MOUNT SPURR: Ormat Nevada nailed down most tracts offered by the state.
Any doubts about serious interest in geothermal energy for Southcentral Alaska were dispelled at the state's Mount Spurr geothermal lease sale last week.
The state received an estimated $3.5 million in winning bids, with all 16 tracts offered being sold.
Reno-based Ormat Nevada picked up 15 tracts. Chad Attermann of Utah got the other one.
Ormat outbid Iceland America Energy Inc. on four tracts. Two of those contested tracts lie in the center of the sale area and attracted bids of $1.5 million and $1.4 million. Attermann outbid Ormat on tract 16 with a bid of $5,007.
Because the title work on the tracts has already been done, leases could be issued by the end of this month, said Kevin Banks, director of Alaska's Division of Oil and Gas.
This is the third geothermal lease sale that the state has held on tracts on the southern flanks of Mount Spurr, the closest volcano to Anchorage. The last sale occurred in 1986.
The lease sale area is about 40 miles from Beluga, the nearest point on the Southcentral electricity grid; thus the sale area is a possible site for a geothermal power plant.
Although no one has yet proved the existence of a viable geothermal source at Mount Spurr, a geophysical survey in the 1980s provided tantalizing indications of a possible layer of warm or hot brine 2,000 feet below the plateau at the entrance to the pass on the south side of the mountain. Some soil geochemistry anomalies also pointed to the existence of geothermal water in the area.

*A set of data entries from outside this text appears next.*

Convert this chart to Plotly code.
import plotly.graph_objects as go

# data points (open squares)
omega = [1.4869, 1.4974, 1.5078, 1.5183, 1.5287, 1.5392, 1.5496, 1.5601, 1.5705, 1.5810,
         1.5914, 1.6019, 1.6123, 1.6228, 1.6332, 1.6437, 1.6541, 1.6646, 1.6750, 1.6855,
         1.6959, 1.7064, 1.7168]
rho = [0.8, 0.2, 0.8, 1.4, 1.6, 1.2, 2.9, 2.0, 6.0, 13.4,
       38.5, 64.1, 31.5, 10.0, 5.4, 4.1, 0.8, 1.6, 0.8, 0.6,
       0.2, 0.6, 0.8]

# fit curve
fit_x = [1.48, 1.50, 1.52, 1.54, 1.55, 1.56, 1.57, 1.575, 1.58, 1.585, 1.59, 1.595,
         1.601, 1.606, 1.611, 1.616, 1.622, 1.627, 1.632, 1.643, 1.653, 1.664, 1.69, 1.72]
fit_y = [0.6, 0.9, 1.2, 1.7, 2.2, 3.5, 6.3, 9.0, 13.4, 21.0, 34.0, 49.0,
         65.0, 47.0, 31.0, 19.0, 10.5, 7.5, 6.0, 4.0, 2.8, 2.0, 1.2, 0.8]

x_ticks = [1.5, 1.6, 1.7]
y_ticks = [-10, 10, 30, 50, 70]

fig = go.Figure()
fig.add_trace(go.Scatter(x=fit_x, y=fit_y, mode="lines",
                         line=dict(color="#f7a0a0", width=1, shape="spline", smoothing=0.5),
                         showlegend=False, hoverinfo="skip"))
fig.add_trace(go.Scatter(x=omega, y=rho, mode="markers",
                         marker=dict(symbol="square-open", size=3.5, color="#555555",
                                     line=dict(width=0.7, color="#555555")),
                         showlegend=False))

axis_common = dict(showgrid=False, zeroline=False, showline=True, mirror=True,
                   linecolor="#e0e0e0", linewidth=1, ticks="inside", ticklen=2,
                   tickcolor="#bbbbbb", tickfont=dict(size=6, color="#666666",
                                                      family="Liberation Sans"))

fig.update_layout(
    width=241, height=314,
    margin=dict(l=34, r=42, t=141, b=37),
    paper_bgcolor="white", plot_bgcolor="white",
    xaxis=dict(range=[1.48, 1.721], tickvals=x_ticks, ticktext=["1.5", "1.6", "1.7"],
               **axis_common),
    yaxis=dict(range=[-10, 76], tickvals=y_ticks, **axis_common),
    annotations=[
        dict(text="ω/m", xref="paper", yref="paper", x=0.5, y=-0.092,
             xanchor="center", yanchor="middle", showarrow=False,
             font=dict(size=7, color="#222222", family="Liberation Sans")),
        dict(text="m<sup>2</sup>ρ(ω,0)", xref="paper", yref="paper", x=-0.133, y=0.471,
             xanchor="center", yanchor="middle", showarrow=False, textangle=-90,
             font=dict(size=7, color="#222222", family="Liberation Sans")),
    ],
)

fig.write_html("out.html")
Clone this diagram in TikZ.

The vigorous bidding in this latest Mount Spurr sale came as a relief to the oil and gas division -- the agency had worried that lease terms such as the royalty rates mandated under state law and regulations might deter bidders.
"I am happy that we got that little bit of tug-of-war and that competition, and many of the tracts received more than a single bid," Banks said.
The royalty rate for leases on the tracts is 10 percent of gross revenue. The primary terms of the leases will be 10 years to give time to evaluate and develop the leases, Banks said.
A 'PERFECT STORM'
Amy MacKenzie, attorney for Ormat, said the company started approaching the Alaska Department of Natural Resources a couple of years ago to see if a Mount Spurr lease sale could be held. The attraction was rising energy prices and dwindling gas supplies in the Cook Inlet area.
"It's the perfect storm of opportunities," MacKenzie said.
Ormat is owned by Ormat Technologies Inc., which has developed geothermal power plants internationally for about 25 years, said Paul Thomsen, director of policy and business development for Ormat Technologies.
"We operate about 400 megawatts in the United States, primarily in Nevada, California and Hawaii," Thomsen said.
Because the company is growing at about 100 megawatts annually in the United States, it is constantly on the lookout for new geothermal resources, Thomsen said.
LOOKING AT ALASKA
"We have been looking at Mount Spurr and Mount Makushin in Alaska probably for the last 15 years and when this lease sale gave us the opportunity to bid ... we jumped all over it," Thomsen said. Mount Makushin is the volcano next to Unalaska in the Aleutian Islands.
"We've done a lot of cursory work looking at the markets and so forth, and energy prices, and we think that Alaska is ripe for developing a base load geothermal resource."
The advantage of geothermal energy is the potential for long-term energy price stability once the geothermal facility is established, Thomsen said. And the size of the lease sale bids reflected Ormat Technologies' view of the "potential resource size and application," he said.
Ormat Technologies will deploy some of its geologists to do field mapping and seismic work in the leases to prove up information available about the geothermal prospects, Thomsen said. The next step would involve drilling using small-diameter holes to define where the resource might be. Depending on the results of that drilling, the drilling of a production well would then enable the viability of the resource to be tested.
The time frame for any development would depend on what the company finds and how a Mount Spurr development would mesh in with the company's other projects, Thomsen said.